▸ RECORD EXCERPTS
====
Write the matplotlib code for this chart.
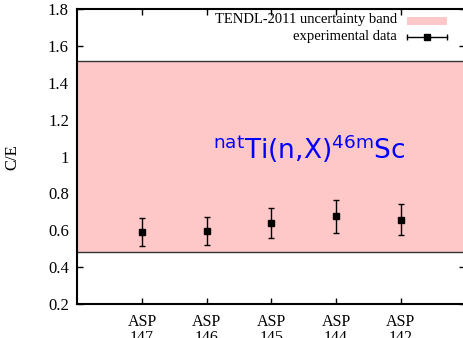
import matplotlib
matplotlib.use("Agg")
import matplotlib.pyplot as plt
import numpy as np

categories = ["ASP\n147", "ASP\n146", "ASP\n145", "ASP\n144", "ASP\n142"]
ce_values = [0.593, 0.598, 0.641, 0.676, 0.658]
ce_errors = [0.076, 0.076, 0.082, 0.088, 0.083]
band_low = 0.48
band_high = 1.52
yticks = [0.2, 0.4, 0.6, 0.8, 1.0, 1.2, 1.4, 1.6, 1.8]
ytick_labels = ["0.2", "0.4", "0.6", "0.8", "1", "1.2", "1.4", "1.6", "1.8"]

plt.rcParams['mathtext.default'] = 'regular'
serif = ['Liberation Serif', 'DejaVu Serif']

fig = plt.figure(figsize=(4.63, 3.38), dpi=100)
ax = fig.add_axes([77.3 / 463, 1 - 304 / 338, (465.5 - 77.3) / 463, (304 - 9.3) / 338])

x = np.arange(1, len(categories) + 1)
ax.set_xlim(0, len(categories) + 1)
ax.set_ylim(0.2, 1.8)

ax.axhspan(band_low, band_high, facecolor='#ffc8c8', edgecolor='none', zorder=1)
ax.axhline(band_low, color='#333333', lw=1.0, zorder=1.5)
ax.axhline(band_high, color='#333333', lw=1.0, zorder=1.5)

ax.errorbar(x, ce_values, yerr=ce_errors, fmt='s', color='black', ms=4.5,
            ecolor='black', elinewidth=1.0, capsize=2.5, capthick=1.0, zorder=3)

ax.set_axisbelow(True)
ax.set_xticks(x)
ax.set_xticklabels(categories, family=serif, fontsize=11.5, linespacing=0.98)
ax.set_yticks(yticks)
ax.set_yticklabels(ytick_labels, family=serif, fontsize=12)
ax.tick_params(direction='in', length=4, width=1.0, top=True, right=True, pad=6)
ax.tick_params(axis='x', pad=7.5)
for s in ax.spines.values():
    s.set_linewidth(1.5)

ax.set_ylabel("C/E", family=serif, fontsize=12, labelpad=20)

ax.text(2.1, 0.985, r"$^{nat}$Ti(n,X)$^{46m}$Sc", color='#0000ff', fontsize=19,
        family='DejaVu Sans', ha='left', va='baseline', zorder=4)

# legend (manual, gnuplot-style keys)
tr = ax.transAxes
def fx(px):
    return (px - 77.3) / (465.5 - 77.3)
def fy(py):
    return 1 - (py - 9.3) / (304 - 9.3)
ax.text(fx(397), fy(20), "TENDL-2011 uncertainty band", transform=tr, ha='right', va='center',
        family=serif, fontsize=10.5, zorder=5)
ax.text(fx(397), fy(36.5), "experimental data", transform=tr, ha='right', va='center',
        family=serif, fontsize=10.5, zorder=5)
ax.add_patch(plt.Rectangle((fx(407), fy(24.5)), fx(447.5) - fx(407), fy(17.3) - fy(24.5),
                           transform=tr, facecolor='#ffc8c8', edgecolor='none', zorder=5))
ax.plot([fx(407), fx(447.5)], [fy(36.7), fy(36.7)], transform=tr, color='black', lw=1.0, zorder=5)
ax.plot([fx(407), fx(447.5)], [fy(36.7), fy(36.7)], transform=tr, color='black', lw=0,
        marker='|', ms=5, zorder=5)
ax.plot([fx(427)], [fy(36.7)], transform=tr, color='black', marker='s', ms=4.5, zorder=5)

fig.savefig("out.png", dpi=100)
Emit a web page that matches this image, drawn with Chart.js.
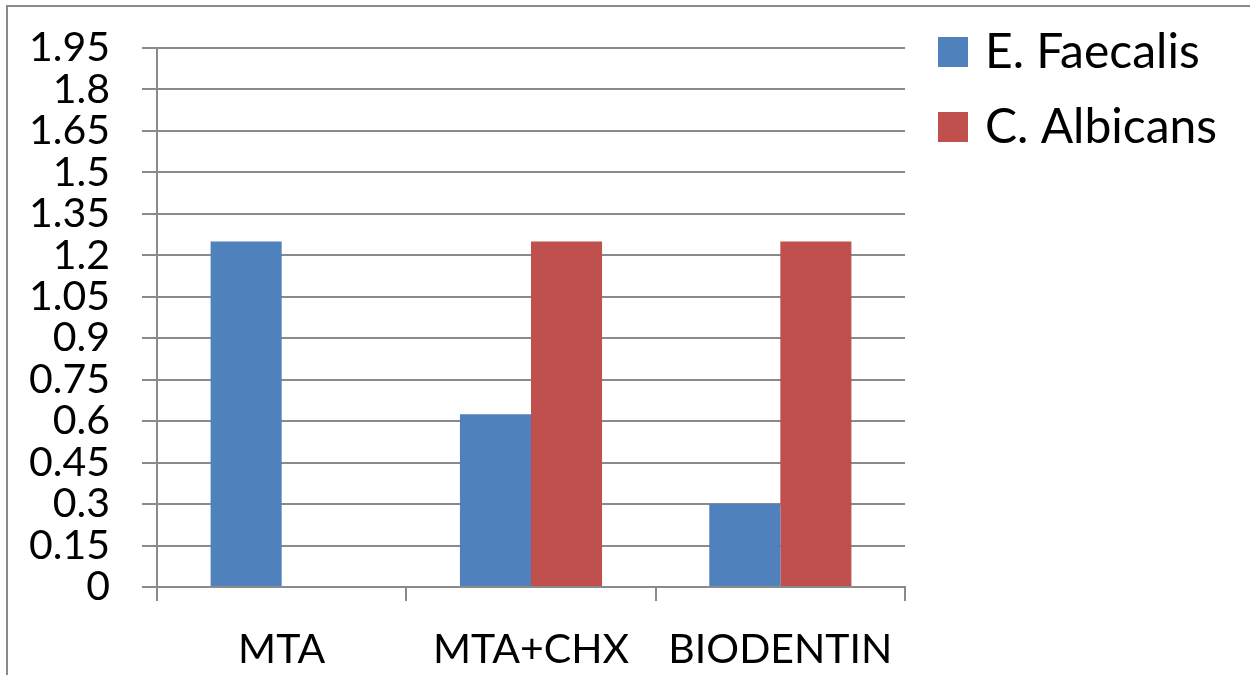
====
▸ WHAT IS EXPECTED
Retype each line of the listing above word for word. Exclude the pictures.

▸ THE SOLUTION
Write the matplotlib code for this chart.
import matplotlib
matplotlib.use("Agg")
import matplotlib.pyplot as plt
import numpy as np

categories = ["ASP\n147", "ASP\n146", "ASP\n145", "ASP\n144", "ASP\n142"]
ce_values = [0.593, 0.598, 0.641, 0.676, 0.658]
ce_errors = [0.076, 0.076, 0.082, 0.088, 0.083]
band_low = 0.48
band_high = 1.52
yticks = [0.2, 0.4, 0.6, 0.8, 1.0, 1.2, 1.4, 1.6, 1.8]
ytick_labels = ["0.2", "0.4", "0.6", "0.8", "1", "1.2", "1.4", "1.6", "1.8"]

plt.rcParams['mathtext.default'] = 'regular'
serif = ['Liberation Serif', 'DejaVu Serif']

fig = plt.figure(figsize=(4.63, 3.38), dpi=100)
ax = fig.add_axes([77.3 / 463, 1 - 304 / 338, (465.5 - 77.3) / 463, (304 - 9.3) / 338])

x = np.arange(1, len(categories) + 1)
ax.set_xlim(0, len(categories) + 1)
ax.set_ylim(0.2, 1.8)

ax.axhspan(band_low, band_high, facecolor='#ffc8c8', edgecolor='none', zorder=1)
ax.axhline(band_low, color='#333333', lw=1.0, zorder=1.5)
ax.axhline(band_high, color='#333333', lw=1.0, zorder=1.5)

ax.errorbar(x, ce_values, yerr=ce_errors, fmt='s', color='black', ms=4.5,
            ecolor='black', elinewidth=1.0, capsize=2.5, capthick=1.0, zorder=3)

ax.set_axisbelow(True)
ax.set_xticks(x)
ax.set_xticklabels(categories, family=serif, fontsize=11.5, linespacing=0.98)
ax.set_yticks(yticks)
ax.set_yticklabels(ytick_labels, family=serif, fontsize=12)
ax.tick_params(direction='in', length=4, width=1.0, top=True, right=True, pad=6)
ax.tick_params(axis='x', pad=7.5)
for s in ax.spines.values():
    s.set_linewidth(1.5)

ax.set_ylabel("C/E", family=serif, fontsize=12, labelpad=20)

ax.text(2.1, 0.985, r"$^{nat}$Ti(n,X)$^{46m}$Sc", color='#0000ff', fontsize=19,
        family='DejaVu Sans', ha='left', va='baseline', zorder=4)

# legend (manual, gnuplot-style keys)
tr = ax.transAxes
def fx(px):
    return (px - 77.3) / (465.5 - 77.3)
def fy(py):
    return 1 - (py - 9.3) / (304 - 9.3)
ax.text(fx(397), fy(20), "TENDL-2011 uncertainty band", transform=tr, ha='right', va='center',
        family=serif, fontsize=10.5, zorder=5)
ax.text(fx(397), fy(36.5), "experimental data", transform=tr, ha='right', va='center',
        family=serif, fontsize=10.5, zorder=5)
ax.add_patch(plt.Rectangle((fx(407), fy(24.5)), fx(447.5) - fx(407), fy(17.3) - fy(24.5),
                           transform=tr, facecolor='#ffc8c8', edgecolor='none', zorder=5))
ax.plot([fx(407), fx(447.5)], [fy(36.7), fy(36.7)], transform=tr, color='black', lw=1.0, zorder=5)
ax.plot([fx(407), fx(447.5)], [fy(36.7), fy(36.7)], transform=tr, color='black', lw=0,
        marker='|', ms=5, zorder=5)
ax.plot([fx(427)], [fy(36.7)], transform=tr, color='black', marker='s', ms=4.5, zorder=5)

fig.savefig("out.png", dpi=100)
Emit a web page that matches this image, drawn with Chart.js.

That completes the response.